Regarding yesterdays post on the Olympus E-P2 and the Four Thirds 50mm f/2 Macro lens - I tried the lens on the Panasonic L1 and was disappointed with the results. The lens focused faster but the results were somewhat soft.
I tried it on my Panasonic GH1 but I found the manual focusing somewhat off-putting. These "focus by wire" lenses are not suited to manual focusing and there' a certain amount of "grinding" going on which I'm not happy with.
So basically it was back to the E-P2.
You may ask - why bother? Get something that works. I may well agree apart from one overriding fact - this lens is very very sharp!! Quite simply the sharpest lens I've ever used on m4/3. I did some real double takes looking at the images on the screen, and it is as good as many of the reviews say it is. But then again those reviews also mention that its not the most user-friendly lens either.
I am prepared however to attempt to work out some way to get round these problems. I'm very reluctant to discard a lens that produces images this sharp, even if it does seem to have a mind of its own on occasions!
One of the great things about it is its performance wide-open. At f/2 its razor-sharp across the frame with virtually no CA or fringing. It also has wonderful bokeh. This would single it out as an excellent medium telephoto lens for low-light situations. However the slowness and unreliability of the AF makes this difficult if a "moving target" is involved. I would be very happy to use it inside a dark church for example, but if there's a wedding going on the bride and groom would probably be on honeymoon before its focused properly!! OK huge exaggeration, but its not fast.
I very much see this a challenge! Its not as if I wasn't aware of the problems. There's an excellent review of it on Dpreview here:-
http://www.dpreview.com/lensreviews/olympus_50_2_o20/ and in their conclusion section they say:-
"it's the nearest we've yet found to a technically perfect lens"
"Real world results not only bear this out, but also show that the lens maintains image quality across the entire focus distance range, making it suitable for macro, portraits and general-purpose short telephoto use alike - no mean feat at all. And in design terms it's compact and reasonably lightweight, yet solidly build and weatherproofed, providing a combination of features unmatched by any other manufacturer."
" Probably our biggest issue is with the focusing system, which is something of a let-down especially when compared to the internal-focus ultrasonic designs offered by competitors. The focus motor is relatively slow and noisy, and the lack of a focus range limiter switch can be a distinct irritation when shooting portraits. We're no fans of the electronic 'focus-by-wire' manual focus system either, as it's simply not as positive and precise as a well-designed mechanically-coupled focusing ring; overall this means the lens can sometimes be frustrating to use."

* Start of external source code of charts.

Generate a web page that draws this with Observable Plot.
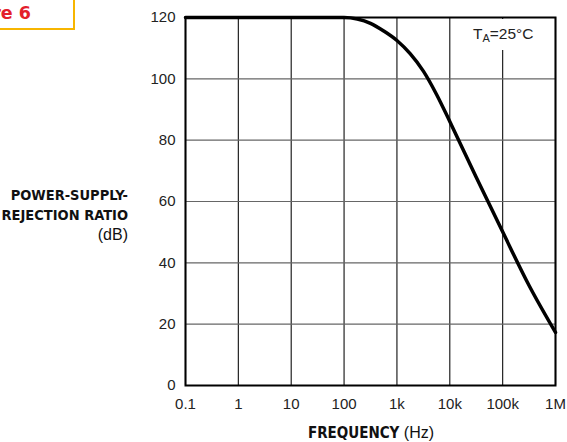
<!DOCTYPE html>
<html>
<head>
<meta charset="utf-8">
<script src="https://cdn.jsdelivr.net/npm/d3@7"></script>
<script src="https://cdn.jsdelivr.net/npm/@observablehq/plot@0.6"></script>
<style>
  html, body { margin: 0; padding: 0; background: #fff; }
  body { width: 567px; height: 442px; overflow: hidden; }
  #wrap { position: relative; width: 567px; height: 442px; font-family: "Liberation Sans", Arial, sans-serif; color: #222; }
  #wrap svg { position: absolute; left: 0; top: 0; }
  .fig { position: absolute; left: -98px; top: -10px; width: 173px; height: 40px; border: 2px solid #f7b500; box-sizing: border-box;
         font-family: "DejaVu Sans", sans-serif; font-weight: bold; font-size: 17.5px; color: #e3202b;
         text-align: right; padding-right: 42px; padding-top: 12px; line-height: 18px; white-space: nowrap; }
  .ylab { position: absolute; right: 439px; top: 185px; text-align: right; line-height: 20px; color: #111; }
  .b { font-family: "DejaVu Sans Condensed", "DejaVu Sans", sans-serif; font-weight: bold; font-size: 14.5px; }
  .n { font-family: "Liberation Sans", Arial, sans-serif; font-size: 16px; }
  .xlab { position: absolute; left: 0; width: 742px; top: 424px; text-align: center; color: #111; line-height: 18px; }
  .xlab .b { font-size: 15px; }
  .ta { position: absolute; left: 470px; top: 19px; padding: 3px 3px 4px 3px; background: #fff; line-height: 24px;
        font-family: "Liberation Sans", Arial, sans-serif; font-size: 15.5px; color: #222; white-space: nowrap; }
  .ta sub { font-size: 11px; vertical-align: -3px; line-height: 0; }
</style>
</head>
<body>
<div id="wrap">
  <div class="fig">Figure 6</div>
  <div class="ylab"><span class="b">POWER-SUPPLY-</span><br><span class="b">REJECTION RATIO</span><br><span class="n">(dB)</span></div>
  <div class="xlab"><span class="b">FREQUENCY</span> <span class="n">(Hz)</span></div>
  <div class="ta">T<sub>A</sub>=25°C</div>
</div>
<script>
// Data
const freqHz = [0.1, 1, 10, 100, 178, 316, 562, 1000, 1778, 3162, 5623, 10000, 31623, 100000, 316228, 1000000];
const psrrDb = [120, 120, 120, 120, 119.5, 118.1, 115.6, 112.5, 108.2, 102.5, 94.9, 86.1, 67.9, 50.1, 32.6, 17.3];
const xTicks = [0.1, 1, 10, 100, 1000, 10000, 100000, 1000000];
const xTickLabels = ["0.1", "1", "10", "100", "1k", "10k", "100k", "1M"];
const yTicks = [0, 20, 40, 60, 80, 100, 120];

const data = freqHz.map((f, i) => ({f, db: psrrDb[i]}));

const chart = Plot.plot({
  width: 567,
  height: 442,
  marginLeft: 185,
  marginRight: 12,
  marginTop: 17,
  marginBottom: 57,
  style: {fontFamily: "Liberation Sans, Arial, sans-serif", fontSize: "15px", color: "#222", background: "transparent"},
  x: {type: "log", domain: [0.1, 1e6], label: null},
  y: {domain: [0, 120], label: null},
  marks: [
    Plot.ruleX(xTicks, {stroke: "#222", strokeWidth: 1.2}),
    Plot.ruleY(yTicks, {stroke: "#666", strokeWidth: 1.2}),
    Plot.line(data, {x: "f", y: "db", stroke: "black", strokeWidth: 3.5, curve: "monotone-x"}),
    Plot.frame({stroke: "black", strokeWidth: 2}),
    Plot.axisX({ticks: xTicks, tickFormat: (d) => xTickLabels[xTicks.indexOf(d)], tickSize: 0, tickPadding: 13, label: null}),
    Plot.axisY({ticks: yTicks, tickSize: 0, tickPadding: 10, label: null})
  ]
});
document.getElementById("wrap").prepend(chart);
</script>
</body>
</html>
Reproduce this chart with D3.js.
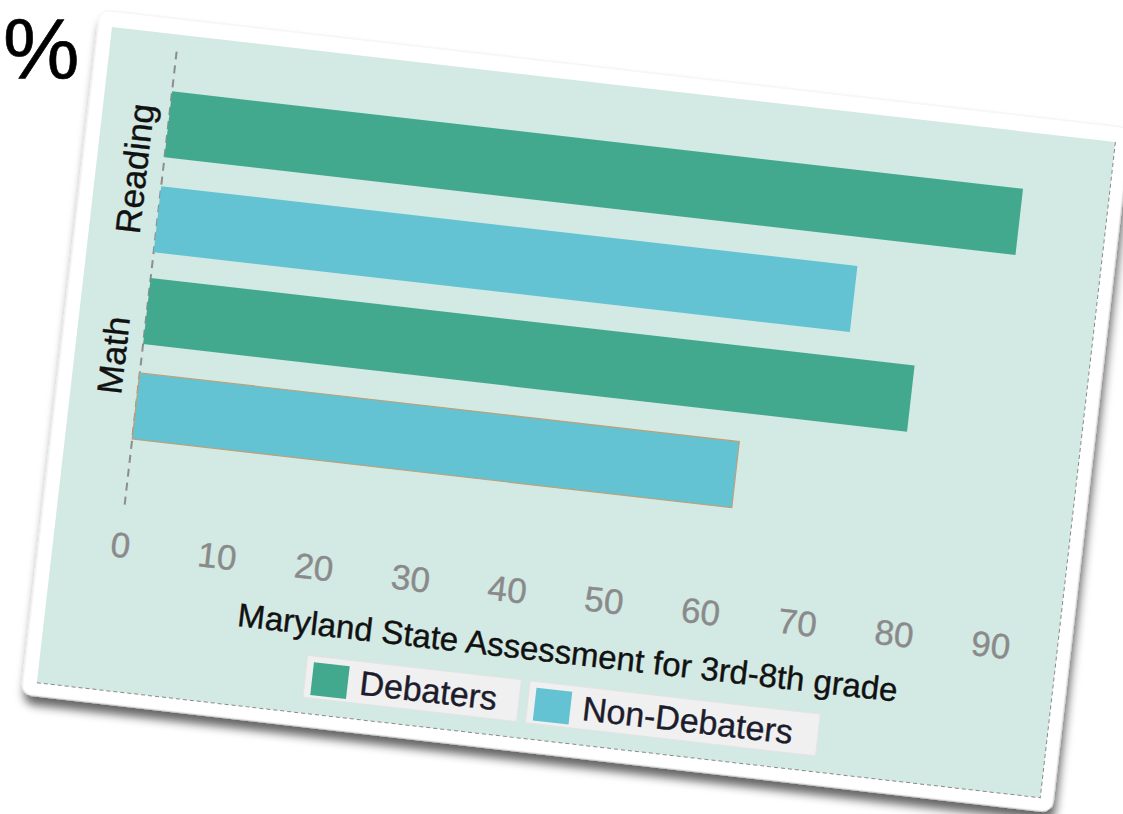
<!DOCTYPE html>
<html>
<head>
<meta charset="utf-8">
<script src="https://cdn.jsdelivr.net/npm/d3@7/dist/d3.min.js"></script>
<style>
  html, body { margin: 0; padding: 0; background: #ffffff; }
  svg { display: block; }
  text { font-family: "Liberation Sans", Arial, sans-serif; }
</style>
</head>
<body>
<svg id="chart" width="1123" height="814"></svg>
<script>
// ---- data ----
const categories = ["Reading", "Math"];
const seriesNames = ["Debaters", "Non-Debaters"];
const debaters = [88, 79];
const nonDebaters = [72, 62];
const xTicks = [0, 10, 20, 30, 40, 50, 60, 70, 80, 90];
const xTitle = "Maryland State Assessment for 3rd-8th grade";
const cornerLabel = "%";
const seriesColors = ["#42a98f", "#63c3d3"];

// ---- layout ----
const W = 1123, H = 814;
const panelW = 1010, panelH = 660;
const angle = 6.54;
const origin = [112, 27];
const plotTop = 17, plotBottom = 478;

const svg = d3.select("#chart");
const defs = svg.append("defs");
const f = defs.append("filter").attr("id", "shadow")
  .attr("x", "-5%").attr("y", "-5%").attr("width", "115%").attr("height", "120%");
f.append("feDropShadow").attr("dx", 3).attr("dy", 9).attr("stdDeviation", 5)
  .attr("flood-color", "#000").attr("flood-opacity", 0.6);

svg.append("rect").attr("width", W).attr("height", H).attr("fill", "#ffffff");

svg.append("text").attr("x", 3).attr("y", 79)
  .attr("font-size", 86).attr("font-family", "'Noto Sans', 'Open Sans', sans-serif")
  .attr("fill", "#000").attr("stroke", "#000").attr("stroke-width", 0.6)
  .text(cornerLabel);

const g = svg.append("g")
  .attr("transform", `translate(${origin[0]},${origin[1]}) rotate(${angle})`);

// card
g.append("rect").attr("x", -14).attr("y", -16)
  .attr("width", panelW + 27).attr("height", panelH + 29)
  .attr("rx", 10).attr("fill", "#ffffff")
  .attr("stroke", "#f0f0f0").attr("stroke-width", 1)
  .attr("filter", "url(#shadow)");

// panel
g.append("rect").attr("width", panelW).attr("height", panelH).attr("fill", "#d3e9e3");
g.append("path")
  .attr("d", `M${panelW},0 V${panelH} H0`)
  .attr("fill", "none").attr("stroke", "#8a8a8a").attr("stroke-width", 1)
  .attr("stroke-dasharray", "4,3");

// scales
const data = categories.map((c, i) => ({ cat: c, values: [debaters[i], nonDebaters[i]] }));
const x = d3.scaleLinear().domain([0, 90]).range([67, 943]);
const y0 = d3.scaleBand().domain(categories).range([17, 447]).paddingInner(0.138).paddingOuter(0.213);
const y1 = d3.scaleBand().domain(seriesNames).range([0, y0.bandwidth()]).paddingInner(0.304).paddingOuter(0);

// dashed axis line
g.append("line").attr("x1", x(0)).attr("x2", x(0))
  .attr("y1", plotTop).attr("y2", plotBottom)
  .attr("stroke", "#8d8d8d").attr("stroke-width", 2).attr("stroke-dasharray", "8,6");

// bars
const groups = g.selectAll("g.grp").data(data).join("g")
  .attr("class", "grp").attr("transform", d => `translate(0,${y0(d.cat)})`);
groups.selectAll("rect").data(d => d.values.map((v, j) => ({ v, s: seriesNames[j], j, cat: d.cat })))
  .join("rect")
  .attr("x", x(0))
  .attr("y", d => y1(d.s))
  .attr("width", d => x(d.v) - x(0))
  .attr("height", y1.bandwidth())
  .attr("fill", d => seriesColors[d.j])
  .attr("stroke", d => (d.cat === "Math" && d.j === 1) ? "#b9a27a" : "none")
  .attr("stroke-width", 1.2);

// x axis (labels only)
const xAxis = g.append("g").attr("transform", `translate(0,498)`)
  .call(d3.axisBottom(x).tickValues(xTicks).tickSize(0).tickPadding(3));
xAxis.select(".domain").remove();
xAxis.selectAll("text").attr("font-size", 35).attr("fill", "#8a8a8a")
  .attr("stroke", "#8a8a8a").attr("stroke-width", 0.4)
  .attr("font-family", "Liberation Sans, Arial, sans-serif");

// y axis (category labels)
const yAxis = g.append("g").attr("transform", `translate(51,0)`)
  .call(d3.axisLeft(y0).tickSize(0));
yAxis.select(".domain").remove();
yAxis.selectAll("text")
  .attr("x", 0).attr("y", 0).attr("dy", 0)
  .attr("transform", "rotate(-90)")
  .attr("text-anchor", "middle")
  .attr("font-size", 35).attr("fill", "#111")
  .attr("stroke", "#111").attr("stroke-width", 0.4)
  .attr("font-family", "Liberation Sans, Arial, sans-serif");

// x title
g.append("text").attr("x", 524).attr("y", 581)
  .attr("text-anchor", "middle").attr("font-size", 33).attr("fill", "#111")
  .attr("stroke", "#111").attr("stroke-width", 0.4)
  .text(xTitle);

// legend
const legendItems = [
  { name: seriesNames[0], color: seriesColors[0], x: 266, w: 215 },
  { name: seriesNames[1], color: seriesColors[1], x: 490, w: 292 }
];
const lg = g.append("g").attr("transform", "translate(0,602)");
const li = lg.selectAll("g").data(legendItems).join("g")
  .attr("transform", d => `translate(${d.x},0)`);
li.append("rect").attr("width", d => d.w).attr("height", 42)
  .attr("fill", "#f0f0f0").attr("stroke", "#e4e4e4").attr("stroke-width", 1);
li.append("rect").attr("x", 7).attr("y", 6).attr("width", 36).attr("height", 33)
  .attr("fill", d => d.color);
li.append("text").attr("x", 55).attr("y", 33)
  .attr("font-size", 34).attr("fill", "#1c1c2c")
  .attr("stroke", "#1c1c2c").attr("stroke-width", 0.4)
  .text(d => d.name);
</script>
</body>
</html>
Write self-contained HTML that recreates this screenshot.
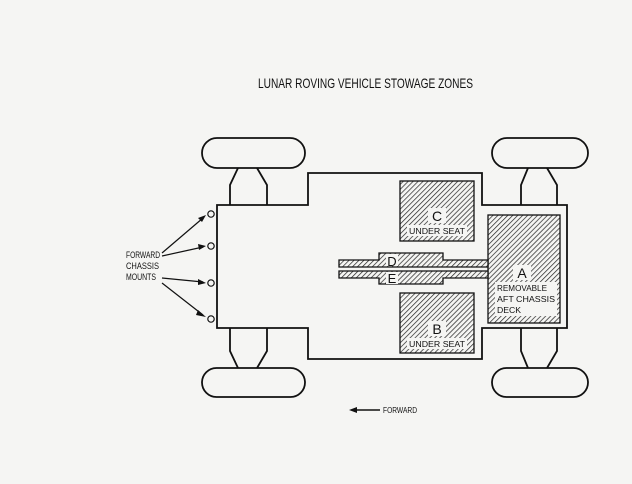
<!DOCTYPE html>
<html><head><style>
html,body{margin:0;padding:0;background:#f5f5f3;}
svg{display:block;}
text{font-family:"Liberation Sans Narrow","Liberation Sans",sans-serif;fill:#111;}
</style></head><body>
<svg width="632" height="484" viewBox="0 0 632 484" xmlns="http://www.w3.org/2000/svg">
<defs>
<pattern id="h" patternUnits="userSpaceOnUse" width="3.5" height="3.5" patternTransform="rotate(45)">
<rect width="4" height="4" fill="#f5f5f3"/>
<line x1="0" y1="0" x2="0" y2="4" stroke="#222" stroke-width="1.4"/>
</pattern>
</defs>
<rect width="632" height="484" fill="#f5f5f3"/>
<text x="258" y="88" font-size="14" textLength="215" lengthAdjust="spacingAndGlyphs">LUNAR ROVING VEHICLE STOWAGE ZONES</text>
<g fill="none" stroke="#111" stroke-width="1.8">
<rect x="202" y="138" width="103" height="30" rx="15"/>
<rect x="492" y="138" width="96" height="30" rx="15"/>
<rect x="202" y="368" width="103" height="29" rx="14.5"/>
<rect x="492" y="368" width="96" height="29" rx="14.5"/>
<polyline points="238,168 230,185 230,205"/><polyline points="257,168 267,185 267,205"/>
<polyline points="238,368 230,351 230,328"/><polyline points="257,368 267,351 267,328"/>
<polyline points="528,168 521,185 521,205"/><polyline points="547,168 557,185 557,205"/>
<polyline points="528,368 521,351 521,328"/><polyline points="547,368 557,351 557,328"/>
<polygon points="217,205 308,205 308,173 482,173 482,205 567,205 567,328 482,328 482,359 308,359 308,328 217,328" fill="#f5f5f3"/>
</g>
<g stroke="#111" stroke-width="1.3" fill="url(#h)">
<rect x="400" y="181" width="74" height="60"/>
<rect x="400" y="293" width="74" height="60"/>
<rect x="488" y="215" width="72" height="108"/>
<polygon points="339,260 379,260 379,253 443,253 443,260 488,260 488,267 339,267"/>
<polygon points="339,271 488,271 488,278 443,278 443,284 379,284 379,278 339,278"/>
</g>
<g font-size="8">
<rect x="428" y="208" width="18" height="15" fill="#f5f5f3"/>
<rect x="407" y="225" width="60" height="11" fill="#f5f5f3"/>
<text x="437" y="221" font-size="14" text-anchor="middle">C</text>
<text x="409" y="234" textLength="56" lengthAdjust="spacingAndGlyphs">UNDER SEAT</text>
<rect x="428" y="321" width="18" height="15" fill="#f5f5f3"/>
<rect x="407" y="338" width="60" height="11" fill="#f5f5f3"/>
<text x="437" y="334" font-size="14" text-anchor="middle">B</text>
<text x="409" y="347" textLength="56" lengthAdjust="spacingAndGlyphs">UNDER SEAT</text>
<rect x="513" y="265" width="18" height="15" fill="#f5f5f3"/>
<rect x="495" y="282" width="62" height="34" fill="#f5f5f3"/>
<text x="522" y="278" font-size="14" text-anchor="middle">A</text>
<text x="497" y="291" textLength="50" lengthAdjust="spacingAndGlyphs">REMOVABLE</text>
<text x="497" y="302" textLength="58" lengthAdjust="spacingAndGlyphs">AFT CHASSIS</text>
<text x="497" y="313" textLength="24" lengthAdjust="spacingAndGlyphs">DECK</text>
<rect x="386" y="254" width="12" height="12" fill="#f5f5f3"/>
<text x="392" y="266" font-size="13" text-anchor="middle">D</text>
<rect x="386" y="272" width="12" height="12" fill="#f5f5f3"/>
<text x="392" y="283" font-size="13" text-anchor="middle">E</text>
</g>
<g fill="none" stroke="#111" stroke-width="1.2">
<circle cx="211" cy="214" r="3.2"/><circle cx="211" cy="246" r="3.2"/>
<circle cx="211" cy="283" r="3.2"/><circle cx="211" cy="319" r="3.2"/>
<line x1="162" y1="253" x2="203" y2="218"/><line x1="162" y1="256" x2="203" y2="247"/>
<line x1="162" y1="278" x2="203" y2="282"/><line x1="162" y1="283" x2="203" y2="315"/>
<line x1="352" y1="410" x2="380" y2="410" stroke-width="1.5"/>
</g>
<g fill="#111">
<polygon points="206,215 198,218 202,222"/>
<polygon points="206,246 198,244 199,250"/>
<polygon points="206,283 198,279 198,285"/>
<polygon points="206,317 198,310 196,315"/>
<polygon points="349,410 357,407 357,413"/>
</g>
<g font-size="9">
<text x="126" y="258" textLength="34" lengthAdjust="spacingAndGlyphs">FORWARD</text>
<text x="126" y="269" textLength="33" lengthAdjust="spacingAndGlyphs">CHASSIS</text>
<text x="126" y="280" textLength="30" lengthAdjust="spacingAndGlyphs">MOUNTS</text>
<text x="383" y="413" font-size="8" textLength="34" lengthAdjust="spacingAndGlyphs">FORWARD</text>
</g>
</svg>
</body></html>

"Quite simply, every E-system user should own one."
Having read all this thoroughly before buying the lens, none of its "eccentricities" with regard to focusing are a surprise to me. I do sometimes find that certain problems with photographic equipment are somewhat less of a problem in reality. The IR problem on the Leica M8 was a case in point. I only ever got the "problem" in 2 pictures out of 1000's and in both cases it took seconds to fix, so I've occasionally been somewhat skeptical of people "talking-up" difficulties.
However in this case the reviews are spot on.
I will persevere. How often do you get the chance to use "the nearest we've yet found to a technically perfect lens" and there's no denying that when it gets the focusing right, the results are spectacular. You can be sure that this is not the last post on this lens!